As we near the final steps of the Blueprint for Building a High-Performance Culture, we want to focus on commitment. As we have said in a previous post, leadership can only get teams to commit to change if everyone is on board. No one can be left behind. Today we focus on how leadership will paint the picture for change and communicate it clearly to get teams on board. But the hardest part for both leaders and teams, is keeping that commitment to change.
It is important to keep in mind that you can expect some resistance to change. It is therefore imperative that communication be face to face or at minimum via conference call. Texting and emailing are not effective communication tools when trying to get your team on board with a new direction. We aren’t getting full communication, and without full communication you don’t get buy-in. There is no true dialogue. Everyone involved with the change needs to be able to both hear and share thoughts, ideas, and feelings. Hence the best way to do so is meeting together in person. True dialogue will build trust, and trust is the first step to getting anyone and everyone on the team to commit.
Below are some ideas to get started on overcoming resistance to change and getting your teams to commit.
Five Ways to Get Your Team Commitment to Change
1. Allow and encourage dialogue (and even debate)
We have discussed the topic of healthy conflict in our past posts. This is the time to find out where your team falls on the conflict continuum. Here is a great guide : https://action-strategies.com/where-does-your-team-fall-on-the-conflict-continuum/
When you start talking with teams about changing behaviors (and also reflecting on changing your own behaviors), make several notes of what feelings come up. It will be very important to have them plain to see for discussion in the next meeting. Having everyone’s thoughts organized will help the next conference be efficient and will be the next step to getting teams on board.
2. Help them see WIIFT
Another way to get your team on board is to help them see “what’s in it for them”. Commitment to change comes much quicker if there is a “return on the investment”.
Team members must understand the benefits of making the change and the consequences of not doing so. It is up to the leader to paint this picture for their team.
3. Let your team take part in creating the solution
You simply will not get the buy in you need if you expect team members to simply follow the directions you give them in emails, memos and flow charts.
But rather, involving them with every step of change, collaborating on how this can and will happen, will help provide the clarity needed so people can commit and take action.
As the leader it is your job to help your team understand what needs to change and why. Let your team be part of developing the “how”.
4. Check for support
Before ending a meeting or discussion, ask someone to summarize the decision that has been made and document the key points on a white board or flip chart.
Then ask two questions of the group:
- First, can everyone support this decision?
- Second, is there anyone who can’t?
Having a summary of the decision helps assure everyone is clear and on the same page about the direction. Asking the two questions makes it much easier to address a lack of support should it arise in the future.
5. Be clear about the desired outcome and expectations
As we mentioned in a previous post, there is always a gap between the idea of change and taking action to make change happen.
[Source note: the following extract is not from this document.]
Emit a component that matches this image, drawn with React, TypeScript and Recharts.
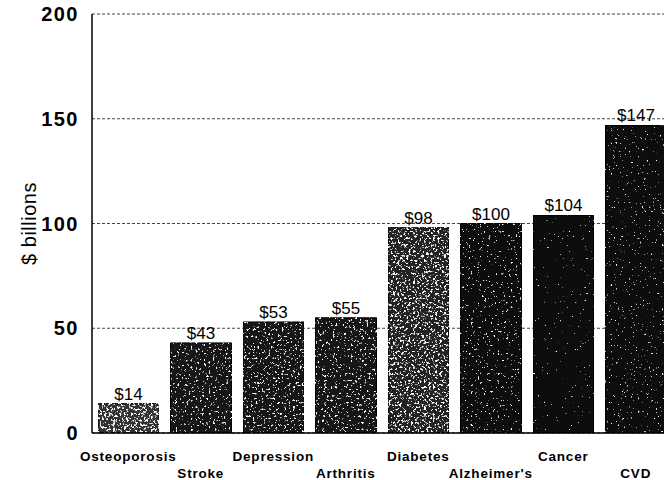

It’s worth repeating that leadership must be perfectly clear on the desired outcome. This will reduce resistance to changing behaviors, beliefs, and experiences and make way for a high performing company culture.
After teams and leaders together identify their Priority #1 , the next step is getting to commitment.
If you are struggling to get your teams on board with change, I can help. Get in touch with me here to see how we can get your team aligned and ready for change.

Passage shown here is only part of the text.